** WRITTEN EXERCISE **
Please reproduce exactly the lines between the line holding "Reproduce this chart" and the line holding "43 \u03bcs, 1.1", inclusive, leaving out any pictures.
....................
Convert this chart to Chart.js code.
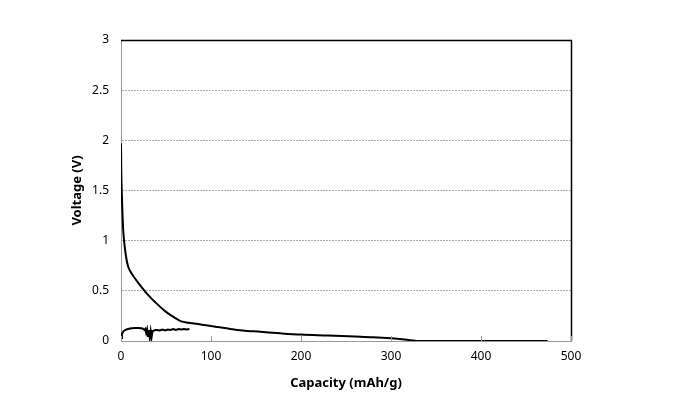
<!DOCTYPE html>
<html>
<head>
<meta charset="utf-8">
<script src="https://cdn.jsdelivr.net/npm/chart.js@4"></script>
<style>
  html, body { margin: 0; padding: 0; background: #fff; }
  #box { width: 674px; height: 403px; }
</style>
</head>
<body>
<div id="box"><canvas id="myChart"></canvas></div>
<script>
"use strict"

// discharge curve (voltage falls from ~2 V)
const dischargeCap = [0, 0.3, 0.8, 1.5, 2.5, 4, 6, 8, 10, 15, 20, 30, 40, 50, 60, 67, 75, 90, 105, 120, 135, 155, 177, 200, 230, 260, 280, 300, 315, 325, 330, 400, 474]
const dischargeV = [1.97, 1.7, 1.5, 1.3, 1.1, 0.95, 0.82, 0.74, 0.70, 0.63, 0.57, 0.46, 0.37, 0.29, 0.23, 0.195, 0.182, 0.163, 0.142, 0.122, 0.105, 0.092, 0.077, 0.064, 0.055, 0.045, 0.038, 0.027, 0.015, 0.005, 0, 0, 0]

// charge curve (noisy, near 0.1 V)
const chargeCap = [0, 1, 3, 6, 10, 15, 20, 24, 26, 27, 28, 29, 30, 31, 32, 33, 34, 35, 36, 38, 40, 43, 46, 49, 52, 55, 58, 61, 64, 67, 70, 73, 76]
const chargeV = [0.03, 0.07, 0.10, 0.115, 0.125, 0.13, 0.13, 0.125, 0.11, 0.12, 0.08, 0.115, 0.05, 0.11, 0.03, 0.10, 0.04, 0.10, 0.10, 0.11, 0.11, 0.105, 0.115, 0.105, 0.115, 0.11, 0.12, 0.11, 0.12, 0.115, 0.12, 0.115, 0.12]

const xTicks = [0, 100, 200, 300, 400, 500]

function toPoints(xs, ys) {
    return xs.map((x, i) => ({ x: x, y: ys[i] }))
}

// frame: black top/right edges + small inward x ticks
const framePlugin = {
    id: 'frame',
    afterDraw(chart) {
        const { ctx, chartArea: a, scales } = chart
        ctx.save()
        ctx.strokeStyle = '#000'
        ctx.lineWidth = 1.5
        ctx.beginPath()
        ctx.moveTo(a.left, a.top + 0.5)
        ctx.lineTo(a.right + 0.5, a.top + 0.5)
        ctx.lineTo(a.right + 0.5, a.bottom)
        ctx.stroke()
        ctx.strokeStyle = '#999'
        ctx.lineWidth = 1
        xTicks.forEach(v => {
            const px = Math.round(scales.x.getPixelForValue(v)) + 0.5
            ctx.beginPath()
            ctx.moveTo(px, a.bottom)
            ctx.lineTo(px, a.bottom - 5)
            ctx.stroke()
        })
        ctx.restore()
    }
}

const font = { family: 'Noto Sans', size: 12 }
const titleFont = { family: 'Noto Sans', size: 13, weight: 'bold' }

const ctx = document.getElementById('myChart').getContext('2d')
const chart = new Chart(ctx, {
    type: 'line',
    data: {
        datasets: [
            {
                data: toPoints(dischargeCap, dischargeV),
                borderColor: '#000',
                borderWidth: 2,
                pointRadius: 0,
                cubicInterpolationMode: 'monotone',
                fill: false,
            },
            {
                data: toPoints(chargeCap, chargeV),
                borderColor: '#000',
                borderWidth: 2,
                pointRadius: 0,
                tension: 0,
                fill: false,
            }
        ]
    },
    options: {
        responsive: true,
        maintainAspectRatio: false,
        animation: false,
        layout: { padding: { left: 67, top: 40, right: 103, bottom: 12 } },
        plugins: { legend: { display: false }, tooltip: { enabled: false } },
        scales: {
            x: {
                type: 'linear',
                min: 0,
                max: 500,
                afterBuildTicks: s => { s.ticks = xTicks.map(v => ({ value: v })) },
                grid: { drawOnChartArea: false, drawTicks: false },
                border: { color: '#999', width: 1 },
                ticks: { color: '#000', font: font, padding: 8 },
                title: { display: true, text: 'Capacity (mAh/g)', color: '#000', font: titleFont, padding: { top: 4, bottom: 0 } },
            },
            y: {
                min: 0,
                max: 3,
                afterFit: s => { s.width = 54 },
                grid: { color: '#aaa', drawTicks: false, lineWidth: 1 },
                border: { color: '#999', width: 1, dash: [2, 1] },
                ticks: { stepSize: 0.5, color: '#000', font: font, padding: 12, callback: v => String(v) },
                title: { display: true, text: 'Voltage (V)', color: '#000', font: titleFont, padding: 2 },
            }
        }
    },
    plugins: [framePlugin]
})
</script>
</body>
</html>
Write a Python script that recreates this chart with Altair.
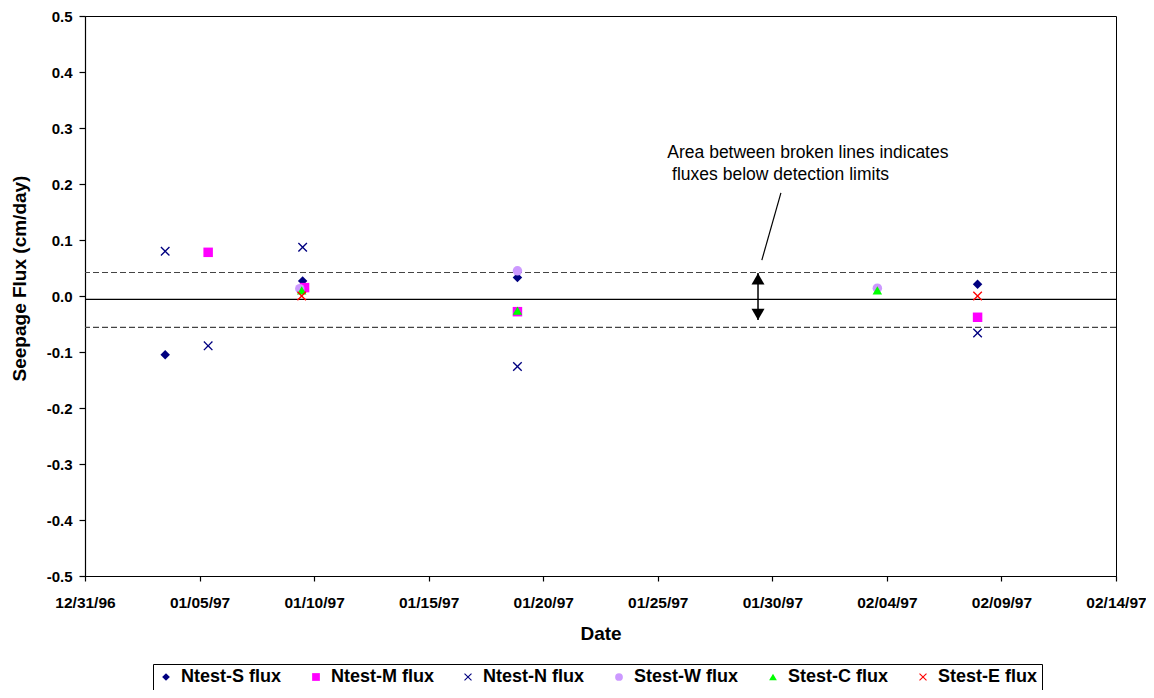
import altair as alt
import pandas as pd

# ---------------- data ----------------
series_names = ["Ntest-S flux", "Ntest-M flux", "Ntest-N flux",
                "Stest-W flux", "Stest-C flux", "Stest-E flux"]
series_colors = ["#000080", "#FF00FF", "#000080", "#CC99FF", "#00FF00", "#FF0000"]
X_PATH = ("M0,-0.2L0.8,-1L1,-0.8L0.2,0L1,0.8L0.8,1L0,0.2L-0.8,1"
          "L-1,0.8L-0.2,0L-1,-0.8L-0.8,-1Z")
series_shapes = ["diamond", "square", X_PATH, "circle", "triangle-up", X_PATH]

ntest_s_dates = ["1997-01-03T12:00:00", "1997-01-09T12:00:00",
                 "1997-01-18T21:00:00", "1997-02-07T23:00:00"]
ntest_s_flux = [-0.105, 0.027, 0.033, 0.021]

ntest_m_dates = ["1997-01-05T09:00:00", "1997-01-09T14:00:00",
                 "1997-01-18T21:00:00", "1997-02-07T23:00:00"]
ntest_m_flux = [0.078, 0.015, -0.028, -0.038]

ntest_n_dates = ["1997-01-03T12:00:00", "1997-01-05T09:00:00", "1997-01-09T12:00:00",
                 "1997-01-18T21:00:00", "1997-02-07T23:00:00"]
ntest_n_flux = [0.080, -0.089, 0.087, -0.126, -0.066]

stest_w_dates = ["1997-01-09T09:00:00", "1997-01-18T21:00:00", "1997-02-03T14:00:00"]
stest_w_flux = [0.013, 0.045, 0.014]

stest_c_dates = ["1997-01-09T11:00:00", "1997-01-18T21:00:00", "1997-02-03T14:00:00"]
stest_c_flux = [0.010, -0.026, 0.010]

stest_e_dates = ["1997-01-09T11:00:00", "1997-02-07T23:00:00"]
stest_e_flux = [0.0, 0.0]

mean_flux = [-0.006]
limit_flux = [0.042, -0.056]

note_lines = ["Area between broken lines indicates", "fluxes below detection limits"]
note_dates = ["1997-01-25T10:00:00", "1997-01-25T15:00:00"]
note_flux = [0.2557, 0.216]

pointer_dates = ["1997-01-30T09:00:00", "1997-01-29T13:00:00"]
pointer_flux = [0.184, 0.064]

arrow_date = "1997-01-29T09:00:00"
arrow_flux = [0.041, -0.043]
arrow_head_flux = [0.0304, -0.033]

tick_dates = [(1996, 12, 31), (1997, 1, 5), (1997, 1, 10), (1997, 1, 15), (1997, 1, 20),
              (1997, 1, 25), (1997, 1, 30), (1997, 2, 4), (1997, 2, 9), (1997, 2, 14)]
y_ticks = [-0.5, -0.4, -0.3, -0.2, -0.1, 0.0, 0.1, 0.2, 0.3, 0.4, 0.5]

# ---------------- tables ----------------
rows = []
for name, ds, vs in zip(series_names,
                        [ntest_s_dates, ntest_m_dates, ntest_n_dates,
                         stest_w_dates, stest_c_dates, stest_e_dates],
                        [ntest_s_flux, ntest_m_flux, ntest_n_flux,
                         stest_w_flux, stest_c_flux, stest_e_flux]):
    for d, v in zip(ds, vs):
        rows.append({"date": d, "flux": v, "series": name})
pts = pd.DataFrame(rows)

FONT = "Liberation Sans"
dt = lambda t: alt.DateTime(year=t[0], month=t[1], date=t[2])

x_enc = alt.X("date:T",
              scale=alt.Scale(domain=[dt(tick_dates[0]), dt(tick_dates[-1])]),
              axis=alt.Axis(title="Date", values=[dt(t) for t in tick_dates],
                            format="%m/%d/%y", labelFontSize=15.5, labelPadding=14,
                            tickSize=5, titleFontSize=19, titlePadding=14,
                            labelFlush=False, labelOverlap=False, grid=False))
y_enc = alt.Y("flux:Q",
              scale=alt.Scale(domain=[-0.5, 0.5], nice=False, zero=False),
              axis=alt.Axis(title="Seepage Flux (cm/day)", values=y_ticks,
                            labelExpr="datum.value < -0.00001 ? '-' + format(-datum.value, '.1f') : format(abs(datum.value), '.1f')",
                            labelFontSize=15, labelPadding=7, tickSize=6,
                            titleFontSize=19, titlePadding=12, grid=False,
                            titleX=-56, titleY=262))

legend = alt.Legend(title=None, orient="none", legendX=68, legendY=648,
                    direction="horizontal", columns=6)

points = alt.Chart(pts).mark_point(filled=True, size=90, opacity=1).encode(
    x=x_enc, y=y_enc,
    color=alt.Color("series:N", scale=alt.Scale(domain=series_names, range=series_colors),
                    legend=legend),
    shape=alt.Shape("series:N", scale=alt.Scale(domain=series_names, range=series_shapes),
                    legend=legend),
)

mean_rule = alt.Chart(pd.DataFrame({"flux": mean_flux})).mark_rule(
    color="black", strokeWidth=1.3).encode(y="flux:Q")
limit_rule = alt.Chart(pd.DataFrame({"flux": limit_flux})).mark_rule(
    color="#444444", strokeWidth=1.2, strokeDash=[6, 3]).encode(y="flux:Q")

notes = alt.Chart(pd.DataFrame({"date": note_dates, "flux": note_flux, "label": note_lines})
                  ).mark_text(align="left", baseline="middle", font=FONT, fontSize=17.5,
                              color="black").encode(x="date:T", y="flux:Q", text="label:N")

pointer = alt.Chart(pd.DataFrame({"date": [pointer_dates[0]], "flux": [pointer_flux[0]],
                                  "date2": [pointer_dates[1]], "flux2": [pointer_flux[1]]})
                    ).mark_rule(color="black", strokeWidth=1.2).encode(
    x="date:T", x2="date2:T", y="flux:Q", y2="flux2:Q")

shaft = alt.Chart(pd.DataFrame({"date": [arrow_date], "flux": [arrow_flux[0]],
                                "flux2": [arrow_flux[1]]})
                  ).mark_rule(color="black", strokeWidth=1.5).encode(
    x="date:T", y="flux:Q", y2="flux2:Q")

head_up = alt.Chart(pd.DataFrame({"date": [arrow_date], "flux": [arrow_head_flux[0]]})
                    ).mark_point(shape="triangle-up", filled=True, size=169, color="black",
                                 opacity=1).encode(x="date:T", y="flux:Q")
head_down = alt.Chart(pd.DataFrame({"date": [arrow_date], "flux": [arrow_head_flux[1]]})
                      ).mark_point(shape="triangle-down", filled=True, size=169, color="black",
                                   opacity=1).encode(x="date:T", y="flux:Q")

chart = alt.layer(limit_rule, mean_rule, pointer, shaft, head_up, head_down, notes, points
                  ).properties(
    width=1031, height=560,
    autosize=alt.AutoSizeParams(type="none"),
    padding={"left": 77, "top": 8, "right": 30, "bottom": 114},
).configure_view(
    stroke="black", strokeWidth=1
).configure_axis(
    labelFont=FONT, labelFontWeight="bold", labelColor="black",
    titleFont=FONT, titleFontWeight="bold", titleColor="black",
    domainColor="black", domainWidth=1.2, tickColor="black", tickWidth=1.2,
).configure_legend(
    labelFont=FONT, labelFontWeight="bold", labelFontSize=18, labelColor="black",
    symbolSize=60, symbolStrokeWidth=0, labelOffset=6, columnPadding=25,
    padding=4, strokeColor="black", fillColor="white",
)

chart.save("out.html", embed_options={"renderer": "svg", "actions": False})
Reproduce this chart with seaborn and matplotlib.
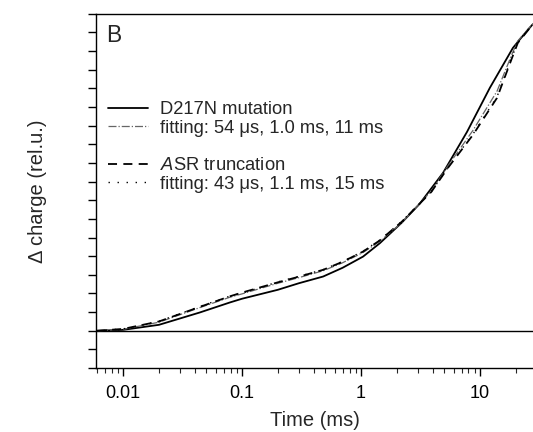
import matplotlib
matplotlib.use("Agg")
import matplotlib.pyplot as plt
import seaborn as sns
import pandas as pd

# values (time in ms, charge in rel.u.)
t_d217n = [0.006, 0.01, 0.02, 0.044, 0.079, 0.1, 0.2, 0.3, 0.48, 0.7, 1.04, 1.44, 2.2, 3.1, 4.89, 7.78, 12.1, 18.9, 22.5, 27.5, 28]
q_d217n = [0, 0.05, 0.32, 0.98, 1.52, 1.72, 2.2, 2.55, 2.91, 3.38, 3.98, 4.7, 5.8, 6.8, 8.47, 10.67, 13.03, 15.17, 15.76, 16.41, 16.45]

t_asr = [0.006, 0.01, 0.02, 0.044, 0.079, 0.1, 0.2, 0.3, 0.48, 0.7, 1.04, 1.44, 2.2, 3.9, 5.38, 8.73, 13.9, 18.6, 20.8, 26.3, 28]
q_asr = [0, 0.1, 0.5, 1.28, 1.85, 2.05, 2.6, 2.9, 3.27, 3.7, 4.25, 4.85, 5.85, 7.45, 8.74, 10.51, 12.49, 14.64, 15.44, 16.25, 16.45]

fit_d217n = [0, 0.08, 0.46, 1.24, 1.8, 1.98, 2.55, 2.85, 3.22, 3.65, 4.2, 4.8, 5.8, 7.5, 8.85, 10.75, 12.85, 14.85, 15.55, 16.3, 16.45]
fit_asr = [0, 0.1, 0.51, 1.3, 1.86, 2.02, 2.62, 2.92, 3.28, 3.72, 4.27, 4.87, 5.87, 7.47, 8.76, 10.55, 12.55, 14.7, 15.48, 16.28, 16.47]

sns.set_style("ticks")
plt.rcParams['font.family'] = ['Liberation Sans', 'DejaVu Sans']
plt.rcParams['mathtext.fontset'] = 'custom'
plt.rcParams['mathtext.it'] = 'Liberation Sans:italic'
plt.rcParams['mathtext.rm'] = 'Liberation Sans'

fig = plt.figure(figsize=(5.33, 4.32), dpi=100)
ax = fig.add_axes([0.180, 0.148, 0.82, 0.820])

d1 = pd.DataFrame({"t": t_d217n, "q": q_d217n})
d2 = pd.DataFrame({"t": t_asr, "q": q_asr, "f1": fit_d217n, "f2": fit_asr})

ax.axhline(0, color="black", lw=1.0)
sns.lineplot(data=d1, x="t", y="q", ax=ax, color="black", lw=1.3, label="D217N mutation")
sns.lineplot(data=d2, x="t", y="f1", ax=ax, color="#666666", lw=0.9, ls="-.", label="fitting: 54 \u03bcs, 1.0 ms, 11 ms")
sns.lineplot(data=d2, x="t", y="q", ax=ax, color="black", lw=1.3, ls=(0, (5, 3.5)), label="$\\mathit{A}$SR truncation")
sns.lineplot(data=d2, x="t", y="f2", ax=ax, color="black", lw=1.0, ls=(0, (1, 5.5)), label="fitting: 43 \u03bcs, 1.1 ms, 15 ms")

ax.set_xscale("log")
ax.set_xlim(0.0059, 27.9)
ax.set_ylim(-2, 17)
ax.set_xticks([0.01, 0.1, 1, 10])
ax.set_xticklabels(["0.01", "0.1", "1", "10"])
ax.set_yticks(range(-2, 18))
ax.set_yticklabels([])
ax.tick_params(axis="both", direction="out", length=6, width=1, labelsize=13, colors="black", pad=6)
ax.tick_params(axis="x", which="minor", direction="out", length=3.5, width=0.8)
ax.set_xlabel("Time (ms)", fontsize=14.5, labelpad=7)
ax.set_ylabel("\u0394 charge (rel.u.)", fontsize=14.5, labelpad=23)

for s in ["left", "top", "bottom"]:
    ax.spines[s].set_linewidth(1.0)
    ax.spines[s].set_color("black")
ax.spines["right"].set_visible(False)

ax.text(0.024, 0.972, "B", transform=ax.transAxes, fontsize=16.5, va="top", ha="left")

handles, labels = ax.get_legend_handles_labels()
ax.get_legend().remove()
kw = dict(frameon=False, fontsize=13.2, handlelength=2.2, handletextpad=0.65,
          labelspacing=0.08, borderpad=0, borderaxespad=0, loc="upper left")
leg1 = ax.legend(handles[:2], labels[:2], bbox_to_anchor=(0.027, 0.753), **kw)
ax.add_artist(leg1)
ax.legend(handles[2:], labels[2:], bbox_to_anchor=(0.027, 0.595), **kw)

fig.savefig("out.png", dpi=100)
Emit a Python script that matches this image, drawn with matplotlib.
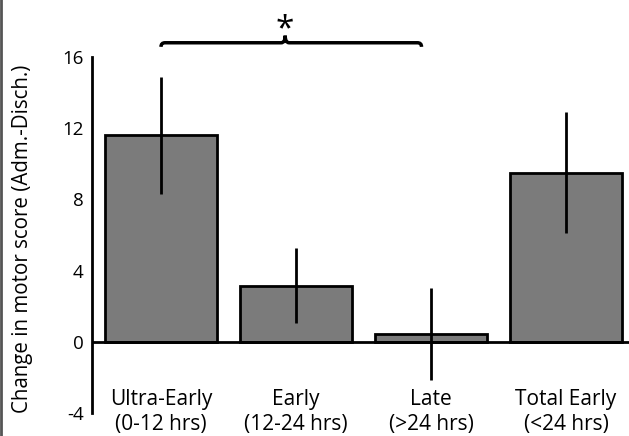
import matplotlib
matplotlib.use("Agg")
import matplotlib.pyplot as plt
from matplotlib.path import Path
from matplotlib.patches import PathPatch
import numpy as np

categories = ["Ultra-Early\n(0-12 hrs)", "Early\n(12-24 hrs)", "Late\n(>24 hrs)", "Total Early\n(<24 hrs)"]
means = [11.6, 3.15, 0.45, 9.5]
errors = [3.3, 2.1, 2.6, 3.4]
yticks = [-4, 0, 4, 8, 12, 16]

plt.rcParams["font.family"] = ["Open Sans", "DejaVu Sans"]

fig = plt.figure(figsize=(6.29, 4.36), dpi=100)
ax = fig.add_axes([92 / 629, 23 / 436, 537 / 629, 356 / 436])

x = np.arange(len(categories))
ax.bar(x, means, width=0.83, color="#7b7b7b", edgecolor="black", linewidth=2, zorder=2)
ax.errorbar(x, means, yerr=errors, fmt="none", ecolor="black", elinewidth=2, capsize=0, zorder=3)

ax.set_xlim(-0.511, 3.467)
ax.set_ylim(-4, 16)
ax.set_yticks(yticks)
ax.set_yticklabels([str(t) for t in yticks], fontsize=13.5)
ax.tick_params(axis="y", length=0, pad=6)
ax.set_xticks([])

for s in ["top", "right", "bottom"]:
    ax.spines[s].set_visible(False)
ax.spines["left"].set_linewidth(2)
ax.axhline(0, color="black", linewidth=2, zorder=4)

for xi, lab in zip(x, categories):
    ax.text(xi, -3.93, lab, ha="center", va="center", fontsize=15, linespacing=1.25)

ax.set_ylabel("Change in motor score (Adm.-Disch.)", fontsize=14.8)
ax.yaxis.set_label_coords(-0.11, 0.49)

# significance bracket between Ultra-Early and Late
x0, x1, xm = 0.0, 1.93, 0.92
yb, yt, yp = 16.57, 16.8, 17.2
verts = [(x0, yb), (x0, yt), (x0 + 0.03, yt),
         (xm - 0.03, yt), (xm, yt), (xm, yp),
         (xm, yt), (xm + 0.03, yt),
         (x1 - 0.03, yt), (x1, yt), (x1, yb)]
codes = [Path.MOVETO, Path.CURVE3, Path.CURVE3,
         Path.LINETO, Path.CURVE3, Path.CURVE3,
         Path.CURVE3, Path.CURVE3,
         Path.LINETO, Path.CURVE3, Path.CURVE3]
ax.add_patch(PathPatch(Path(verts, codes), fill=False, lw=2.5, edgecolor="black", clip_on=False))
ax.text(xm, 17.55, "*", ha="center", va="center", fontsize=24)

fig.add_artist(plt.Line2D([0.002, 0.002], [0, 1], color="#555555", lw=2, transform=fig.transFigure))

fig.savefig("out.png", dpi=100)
....................
** RESPONSE **
Reproduce this chart with seaborn and matplotlib.
import matplotlib
matplotlib.use("Agg")
import matplotlib.pyplot as plt
import seaborn as sns
import pandas as pd

# values (time in ms, charge in rel.u.)
t_d217n = [0.006, 0.01, 0.02, 0.044, 0.079, 0.1, 0.2, 0.3, 0.48, 0.7, 1.04, 1.44, 2.2, 3.1, 4.89, 7.78, 12.1, 18.9, 22.5, 27.5, 28]
q_d217n = [0, 0.05, 0.32, 0.98, 1.52, 1.72, 2.2, 2.55, 2.91, 3.38, 3.98, 4.7, 5.8, 6.8, 8.47, 10.67, 13.03, 15.17, 15.76, 16.41, 16.45]

t_asr = [0.006, 0.01, 0.02, 0.044, 0.079, 0.1, 0.2, 0.3, 0.48, 0.7, 1.04, 1.44, 2.2, 3.9, 5.38, 8.73, 13.9, 18.6, 20.8, 26.3, 28]
q_asr = [0, 0.1, 0.5, 1.28, 1.85, 2.05, 2.6, 2.9, 3.27, 3.7, 4.25, 4.85, 5.85, 7.45, 8.74, 10.51, 12.49, 14.64, 15.44, 16.25, 16.45]

fit_d217n = [0, 0.08, 0.46, 1.24, 1.8, 1.98, 2.55, 2.85, 3.22, 3.65, 4.2, 4.8, 5.8, 7.5, 8.85, 10.75, 12.85, 14.85, 15.55, 16.3, 16.45]
fit_asr = [0, 0.1, 0.51, 1.3, 1.86, 2.02, 2.62, 2.92, 3.28, 3.72, 4.27, 4.87, 5.87, 7.47, 8.76, 10.55, 12.55, 14.7, 15.48, 16.28, 16.47]

sns.set_style("ticks")
plt.rcParams['font.family'] = ['Liberation Sans', 'DejaVu Sans']
plt.rcParams['mathtext.fontset'] = 'custom'
plt.rcParams['mathtext.it'] = 'Liberation Sans:italic'
plt.rcParams['mathtext.rm'] = 'Liberation Sans'

fig = plt.figure(figsize=(5.33, 4.32), dpi=100)
ax = fig.add_axes([0.180, 0.148, 0.82, 0.820])

d1 = pd.DataFrame({"t": t_d217n, "q": q_d217n})
d2 = pd.DataFrame({"t": t_asr, "q": q_asr, "f1": fit_d217n, "f2": fit_asr})

ax.axhline(0, color="black", lw=1.0)
sns.lineplot(data=d1, x="t", y="q", ax=ax, color="black", lw=1.3, label="D217N mutation")
sns.lineplot(data=d2, x="t", y="f1", ax=ax, color="#666666", lw=0.9, ls="-.", label="fitting: 54 \u03bcs, 1.0 ms, 11 ms")
sns.lineplot(data=d2, x="t", y="q", ax=ax, color="black", lw=1.3, ls=(0, (5, 3.5)), label="$\\mathit{A}$SR truncation")
sns.lineplot(data=d2, x="t", y="f2", ax=ax, color="black", lw=1.0, ls=(0, (1, 5.5)), label="fitting: 43 \u03bcs, 1.1 ms, 15 ms")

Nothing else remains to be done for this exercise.